The DAI stablecoin is also a smart contract that resides on the Ethereum platform. This makes DAI a trustless and decentralized stablecoin, that cannot be shut down or censored.
Use cases of DeFi
Among the most common DeFi applications and use cases are:
Decentralized exchange (DEX)
Decentralized exchanges operate through a set of rules of smart contracts that allow users to buy, sell or trade cryptocurrencies. Similar to DAI, they also reside on the Ethereum platform. It means they operate without a central authority. It’s not just us getting excited about this:
When you trade on a DEX there is no exchange operator, no need for ID verification, and also no withdrawal fees. The smart contracts in fact execute trades and can securely handle the transfer of funds.
As seen in the chart above, the volume on decentralized exchanges touched an all-time high of US$62 billion in January 2021.

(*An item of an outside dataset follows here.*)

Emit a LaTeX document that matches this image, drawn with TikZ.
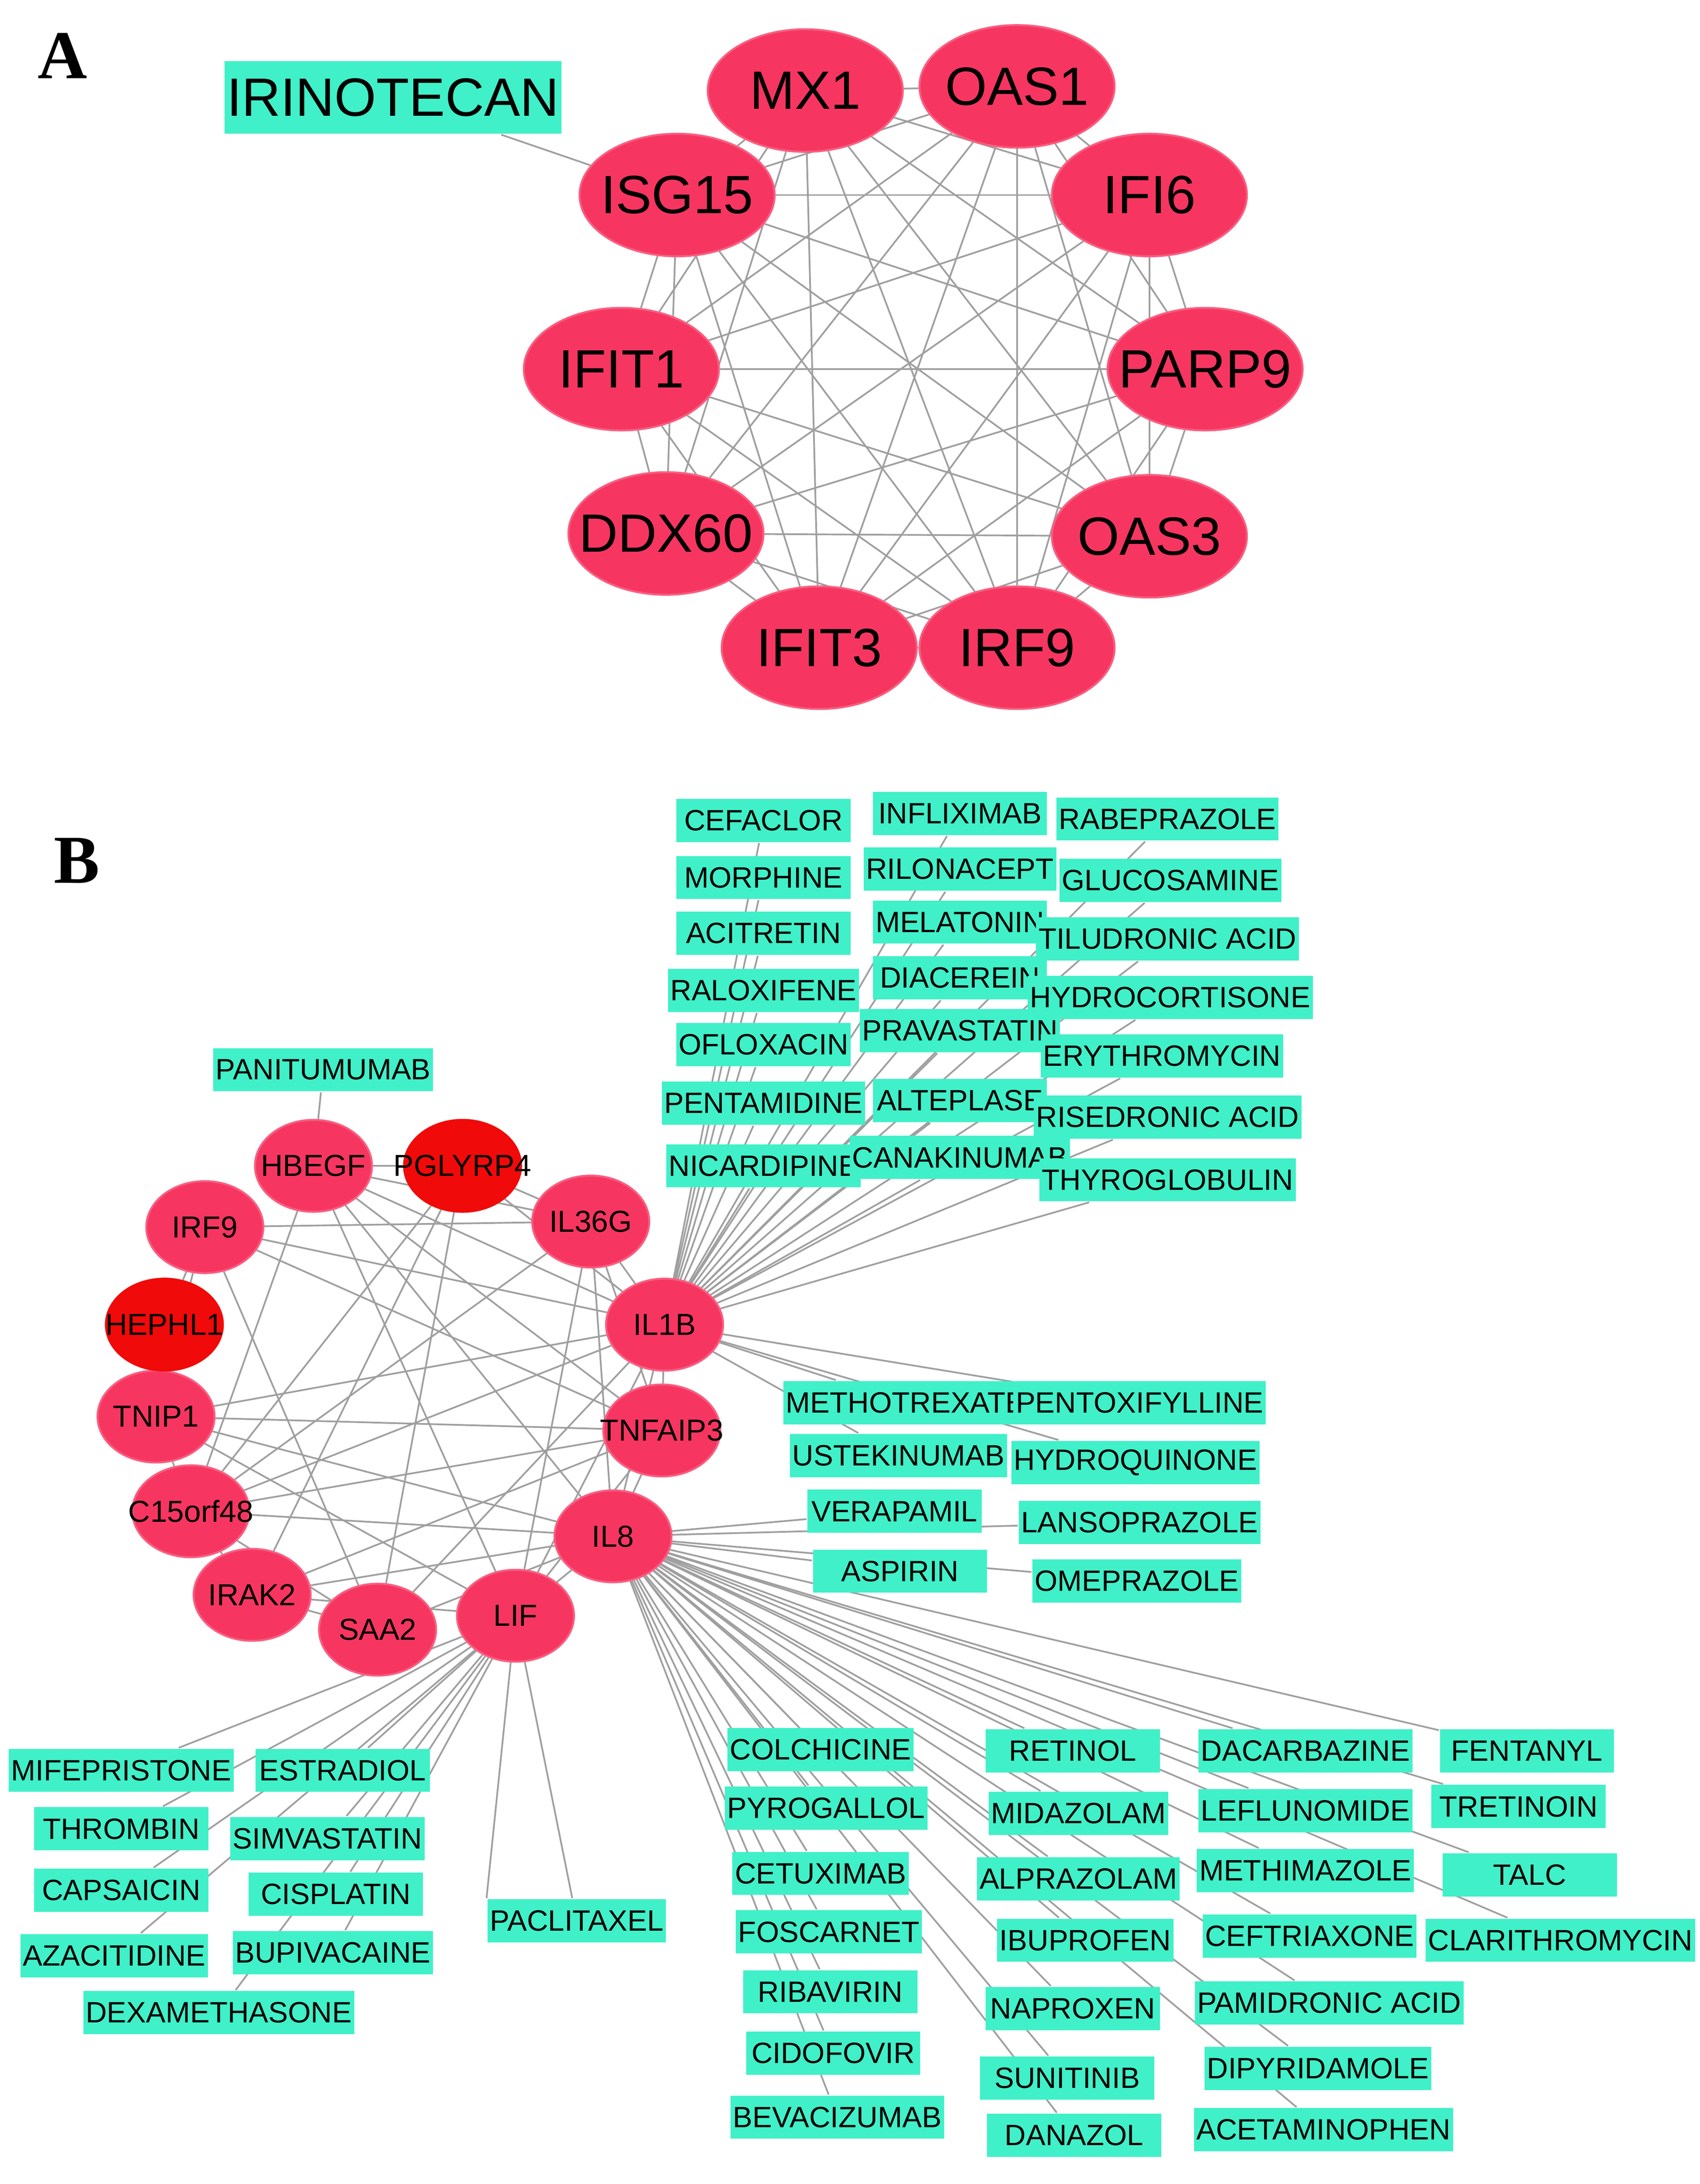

Decentralized money markets
This money market basically connects borrowers with lenders. For example, take a look at Compound. Compound is an Ethereum-based borrowing and lending damp where you can lend your crypto and earn interest on it.
Alternatively, you might also need money to buy groceries or pay your rent. But in case the only currency you have is crypto, you can deposit your digital currencies as collateral and borrow against it.
The compound platform connects borrowers with lenders, enforces the terms of the loan, and distributes the interest. The process of earning interest in cryptocurrencies is rising in popularity in recent times which brings yield farming into the picture.
Yield farming is a term given to the act of putting crypto assets to work while seeking to generate the most returns possible.
The Final Takeaway
So, decentralized financial systems work in conjunction with one another making it possible to mix and match various services that create new and exciting opportunities.
Think of it as Lego—just as you can use different Lego blocks and get creative with what you want to build, the possibilities in DeFi are endless. We think that’s pretty darn exciting! The DeFi ecosystem offers a number of advantages: transparency, interoperability (say THAT 10 times fast), decentralization, and a flexible user experience among others.
However, as with any new frontier of innovation, there are also certain risks. DeFi is still in its infancy. Despite precautions taken, there is the potential for things to take a left turn at high speed. For example, some smart contracts in the past did run into issues when the rules for certain services were not defined correctly, allowing hackers to find creative ways to exploit existing loopholes in order to steal money.
In summary, there is almost infinite potential here. Like any other brand new industry, caution is wise when it comes to personal investment. Do research before jumping into anything new. As the saying goes, “knowledge is power” and so with that, we hope you’ve gained a little power from the few minutes you’ve spent reading this today.